Se dovessi fissare nella mente una parola che meglio sintetizzi l’angoscia di questi giorni di guerra in medio oriente, non ho dubbi nel pensare al “ricatto”, uno dei più vili assassini, d’una scellerataggine più profonda dell’omicidio scriveva Honoré de Balzac. Il ricatto poi è l’esatto opposto della diplomazia, per quel “tertium non datur ” che alla fine nega anche la minima speranza di dialogo creando un’insormontabile muraglia tra le parti coinvolte.
Nel terrore di questa settimana bellica in medio oriente il ricattatore è Hamas: l’organizzazione terroristica (tale per tutte le nazioni unite) si trova nella non-condizione di poter porre sul tavolo argomenti tali da poter sedare la rabbia di Israele, checché ne dicano i tanti attivisti pro palestine che riempiono le piazze manifestando a favore degli “oppressi” palestinesi, dimenticando però (colpevolmente o per ignoranza) quanto i diritti civili e sociali siano paradossalmente calpestati proprio nei territori di Gaza. E mi chiedo se non è questo un cortocircuito e un controsenso logico.

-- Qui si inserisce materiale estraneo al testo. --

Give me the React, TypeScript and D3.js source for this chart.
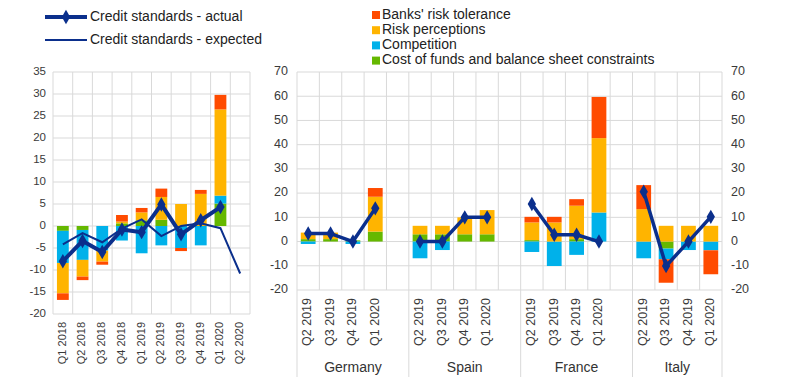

Il ricatto di Hamas sta nell’aver deliberatamente costretto Israele verso un crinale di escalation e di reazione altrettanto violenta. Sì perchè esiste una gerarchia anche nell’orrore e non tutti i crimini sono uguali, come ha recentemente scritto lo scrittore David Grossman, intellettuale per niente timido e ossequioso della destra di Netanyahu.
…Ci sono livelli di gravità del male che il buon senso e l’umanità sanno riconoscere. E quando vedi il campo dove è avvenuto il massacro al rave party, quando vedi i terroristi di Hamas precipitarsi in moto sui ragazzi, alcuni dei quali stanno ancora ballando senza rendersi conto di cosa succeda; quando li vedi accerchiati, inseguiti come prede e poi uccisi tra grida di giubilo. Non so se chiamarli “belve”, ma di certo non hanno sembianze umane.
Il ricatto di Hamas si è materializzato nel salto di qualità negativa per cui la lotta armata politica si è trasformata in un vero e proprio atto di terrorismo disumanizzante: il massacro dei giovani, le decapitazioni nei Kibbutz di donne e bambini, le uccisioni indiscriminate di cittadini inermi colpevoli di essere “ebrei” e soprattutto il rapimento di ostaggi (parliamo di decine di persone innocenti provenienti anche da altre nazioni) sono tutti elementi che per nulla rientrano nella ragione politica “palestinese” mentre al contrario dimostrano al grado mille la matrice nazi-fondamentalista di Hamas e la sua inaccettabile volontà genocida antisemita.
Questo è un punto di non ritorno che configura Hamas come nemico globale e non solo di Israele ma di certo nemico dell’intera regione con la differenza – non marginale – che i palestinesi votano per Hamas e persino la Cisgiordania vorrebbe dargli le chiavi del governo anche lì. E sarebbe un disastro per tutto il Medio Oriente. A chi interessa Hamas sempre più forte?
Una risposta ce la danno i leader iraniani e sauditi che preferiscono interloquire con il capo dei terroristi Ismail Haniyeh piuttosto che trovare un canale diretto o magari indiretto (per interposti attori come Usa, Cina, Russia o Egitto) con il capo del governo israeliano Netanyahu, un leader inadeguato dalla fine politica segnata dopo questa crisi ma ad oggi al potere per la difesa del suo popolo.
Cosa fare? Di certo la diplomazia internazionale, come giusto che sia, deve lavorare a tutto campo per arrivare passo dopo passo ad un’abbassamento dei toni che scongiuri l’allargamento dei fronti, preveda corridoi umanitari e il rilascio degli ostaggi. Ma il primo a mettersi di traverso è Hamas. Direi di più: il primo nemico di Gaza è proprio Hamas, la pietra d’inciampo di questa guerra.
La comunità internazionale deve pressare Hamas al rilascio dei prigionieri senza dettare condizioni e permettere ai civili di accedere agli aiuti. Ma se il ricatto rimane in essere non si può quindi insinuare – pur passando per una porta strettissima – quel filo debole che porti anzitutto ad un cessate il fuoco capace di attenuare la rabbia legittima di Israele che, ricordiamo, si è vista vittima di rastrellamenti nazisti dentro i suoi stessi confini. Per Israele vivere atti persecutori simili alla shoà dentro casa è qualcosa di indicibile e, credo, indifendibile.
In questa questa storia Hamas è il problema e non la soluzione per la questione palestinese: prima lo si de-nazifica meglio è per il mondo.